Electronic band structure and electrocatalytic performance of cu₃n nanocrystals

High-density discrete Cu₃N nanocrystals were deposited on XC-72 carbon black by plasma-enhanced atomic layer deposition (PEALD). This heterostructured noble-metal-free catalyst served as a high-performance electrocatalyst for enhanced oxygen reduction reaction (ORR). The electronic band structure of Cu₃N was determined by ultraviolet photoelectron spectroscopy (UPS) and UV-vis spectrophotometry. The work function (φ) of the Cu₃N nanocrystals was calculated to be 5.04 eV, which is lower than that of Pt (â5.60 eV). With lower energy barrier, Cu₃N would exhibit stronger electron transfer to cause ORR than typical Pt catalyst. The UPS analysis also confirmed the synergistic coupling effect between the Cu₃N nanocrystals and the carbon support. Coupled with the XC-72, the Cu₃N200/C showed even smaller φ (=4.34 eV) than pure Cu₃N nanocrystals.

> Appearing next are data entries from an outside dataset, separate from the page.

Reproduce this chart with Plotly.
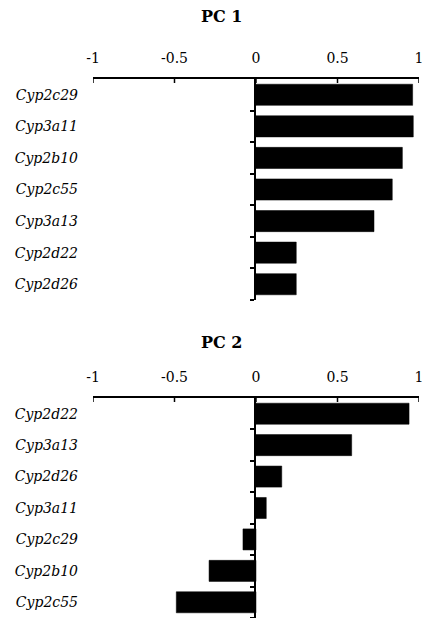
import plotly.graph_objects as go

pc1_genes = ["Cyp2c29", "Cyp3a11", "Cyp2b10", "Cyp2c55", "Cyp3a13", "Cyp2d22", "Cyp2d26"]
pc1_values = [0.961, 0.965, 0.898, 0.836, 0.724, 0.247, 0.247]

pc2_genes = ["Cyp2d22", "Cyp3a13", "Cyp2d26", "Cyp3a11", "Cyp2c29", "Cyp2b10", "Cyp2c55"]
pc2_values = [0.939, 0.587, 0.158, 0.063, -0.08, -0.288, -0.489]

x_ticks = [-1, -0.5, 0, 0.5, 1]
x_ticktext = ["-1", "-0.5", "0", "0.5", "1"]
titles = ["PC 1", "PC 2"]

FONT = "DejaVu Serif"
W, H = 427, 618
L, R = 93, 8

fig = go.Figure()

def add_panel(genes, values, xa, ya, xc, yc):
    n = len(genes)
    fig.add_trace(go.Bar(
        x=values, y=list(range(n)), orientation="h",
        marker=dict(color="black", line=dict(color="black", width=0.5)),
        width=0.67, xaxis=xa, yaxis=ya, showlegend=False, hoverinfo="skip"))
    # invisible trace carrying the axis that draws the vertical line at x = 0
    fig.add_trace(go.Scatter(x=[None], y=[None], xaxis=xc, yaxis=yc,
                             showlegend=False, hoverinfo="skip"))
    # downward tick marks on the top axis line, placed on the x scale
    for t in x_ticks:
        fig.add_shape(type="line", xref=xa, x0=t, x1=t,
                      yref=ya + " domain", ysizemode="pixel", yanchor=1, y0=0, y1=-4,
                      line=dict(color="black", width=1.5), layer="above")

add_panel(pc1_genes, pc1_values, "x", "y", "x5", "y5")
add_panel(pc2_genes, pc2_values, "x2", "y2", "x6", "y6")

HIDDEN = dict(showline=False, showticklabels=False, ticks="", showgrid=False,
              zeroline=False, fixedrange=True)

def xaxis_cfg(anchor):
    return dict(range=[-1, 1], side="top", anchor=anchor, tickvals=x_ticks, ticktext=x_ticktext,
                ticks="", showline=True, linecolor="black", linewidth=1.5, showgrid=False,
                zeroline=False, ticklabelstandoff=9,
                tickfont=dict(family=FONT, size=14, color="black"), fixedrange=True)

def yaxis_cfg(genes, domain, anchor):
    n = len(genes)
    return dict(domain=domain, anchor=anchor, range=[n - 0.5, -0.5],
                tickvals=list(range(n)), ticktext=["<i>%s</i>" % g for g in genes],
                ticks="", showline=False, showgrid=False, zeroline=False,
                ticklabelstandoff=14,
                tickfont=dict(family=FONT, size=14, color="black"), fixedrange=True)

def yline_cfg(n, domain, anchor):
    return dict(domain=domain, anchor=anchor, range=[n - 0.5, -0.5],
                tickvals=[i + 0.5 for i in range(n)], ticks="outside", ticklen=4,
                tickwidth=1.5, tickcolor="black", showticklabels=False,
                showline=True, linecolor="black", linewidth=1.5,
                showgrid=False, zeroline=False, fixedrange=True)

d1 = [1 - 300 / H, 1 - 79 / H]
d2 = [0.0, 1 - 398 / H]

fig.update_layout(
    width=W, height=H, margin=dict(l=L, r=R, t=0, b=0),
    plot_bgcolor="rgba(0,0,0,0)", paper_bgcolor="white",
    xaxis=xaxis_cfg("y"), xaxis2=xaxis_cfg("y2"),
    yaxis=yaxis_cfg(pc1_genes, d1, "x"),
    yaxis2=yaxis_cfg(pc2_genes, d2, "x2"),
    # vertical axis lines at x = 0 (x5/x6 domain starts at the zero position)
    xaxis5=dict(domain=[0.5, 1], anchor="y5", range=[0, 1], **HIDDEN),
    xaxis6=dict(domain=[0.5, 1], anchor="y6", range=[0, 1], **HIDDEN),
    yaxis5=yline_cfg(len(pc1_genes), d1, "x5"),
    yaxis6=yline_cfg(len(pc2_genes), d2, "x6"),
    bargap=0.33,
)

pw = W - L - R
for title, ypix in zip(titles, [17, 342]):
    fig.add_annotation(text="<b>%s</b>" % title, xref="paper", yref="paper",
                       x=(221 - L) / pw, y=1 - ypix / H, showarrow=False,
                       xanchor="center", yanchor="middle",
                       font=dict(family=FONT, size=16, color="black"))

fig.write_html("out.html")
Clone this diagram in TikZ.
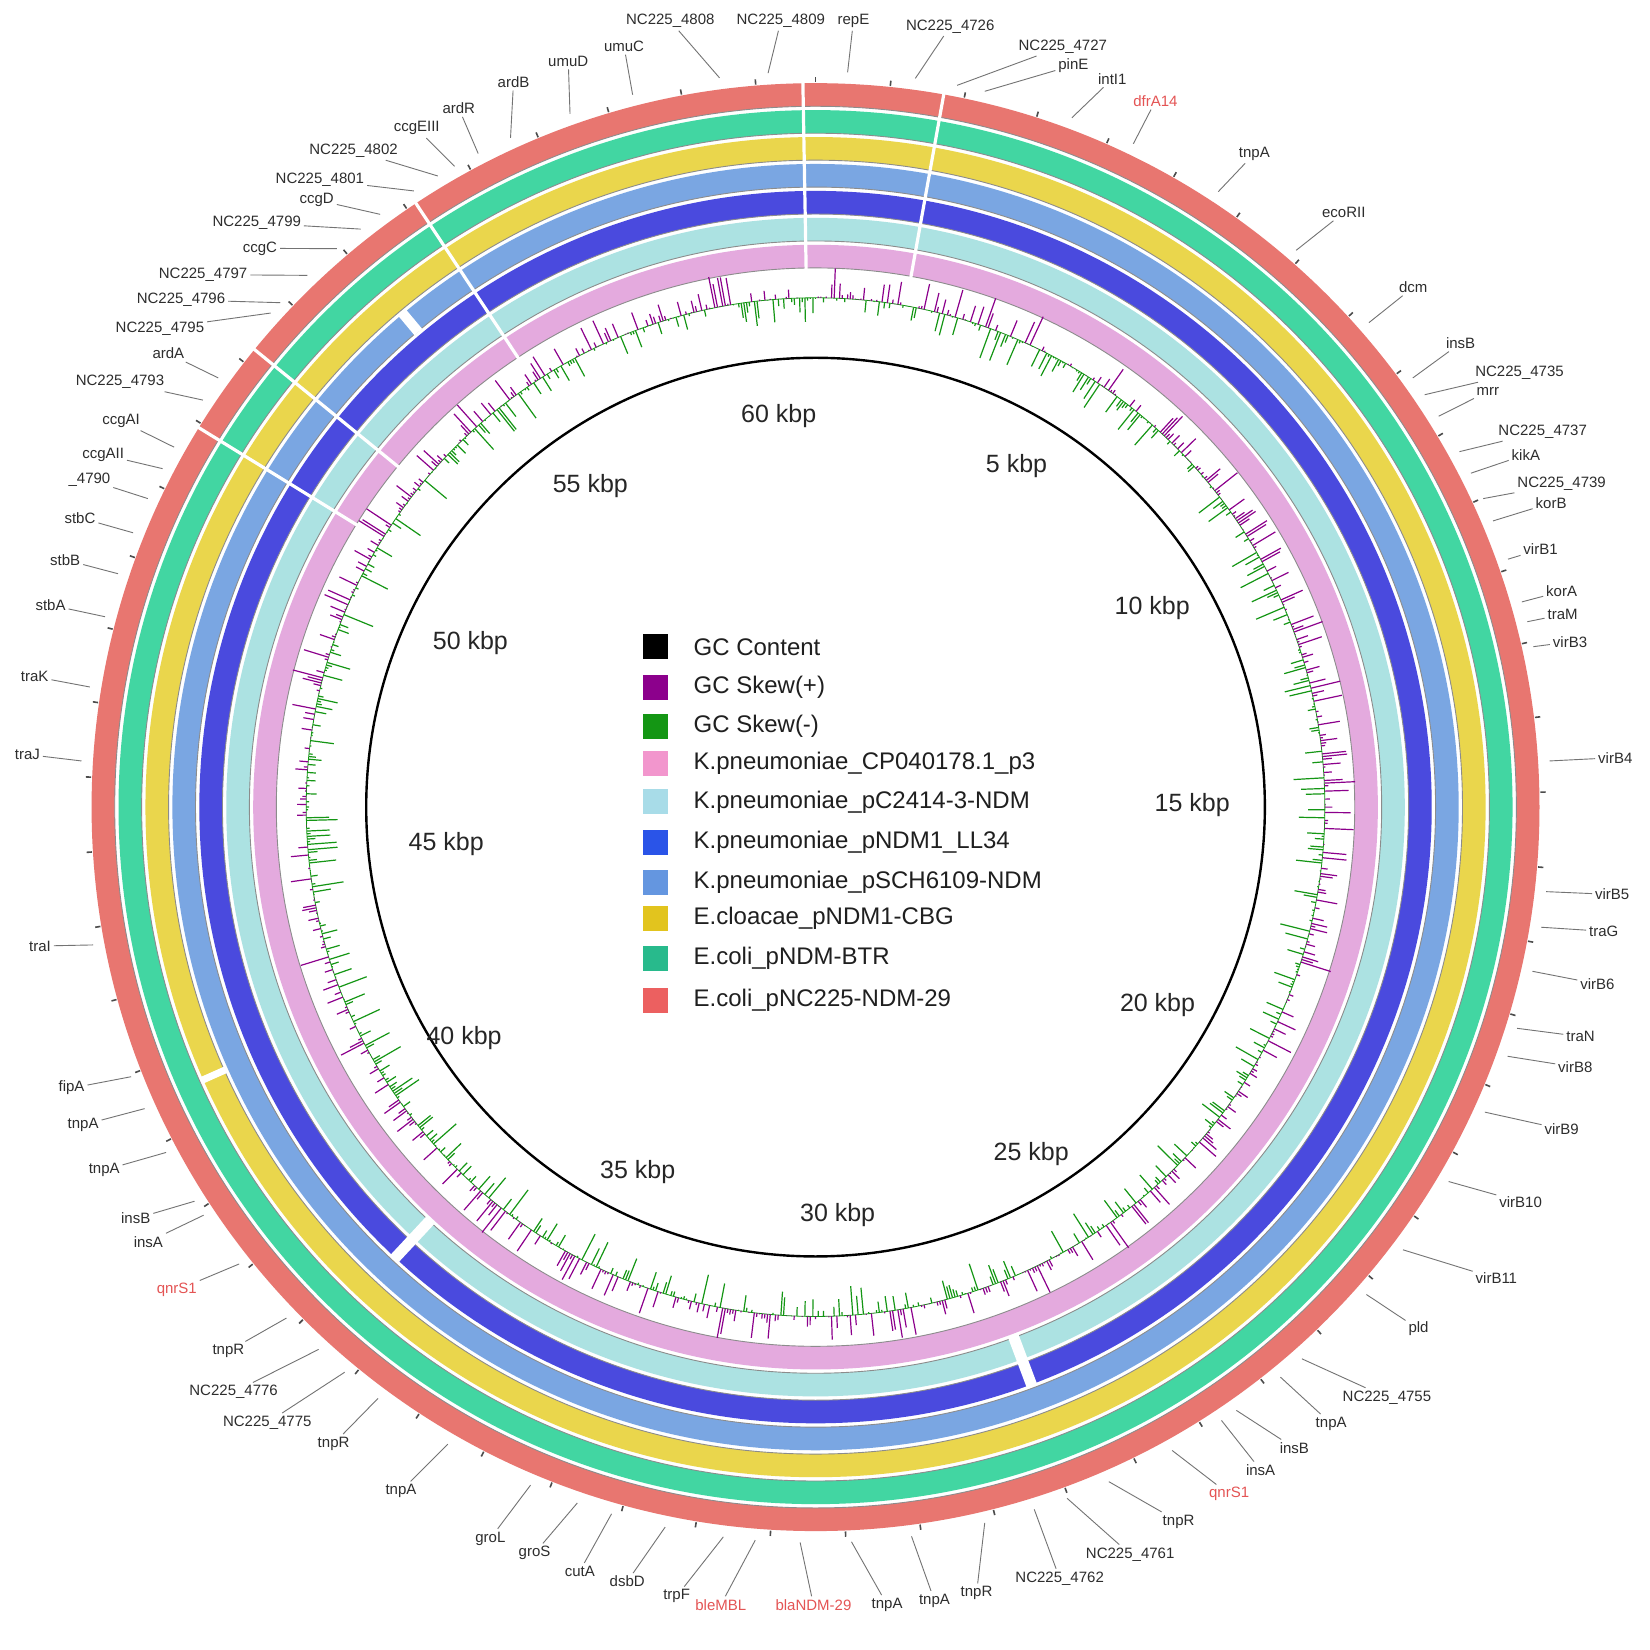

Thus, the Cu₃N200/C electrocatalyst prepared with 200 ALD cycles exhibited similar ORR catalytic activity, significantly improved mass activity, and potentially greater durability than its Pt/C counterpart in alkaline solution. The fabrication of Cu₃N by PEALD and its good performance in ORR suggest a promising alternative of non-noble-metal electrocatalyst for application in fuel cells.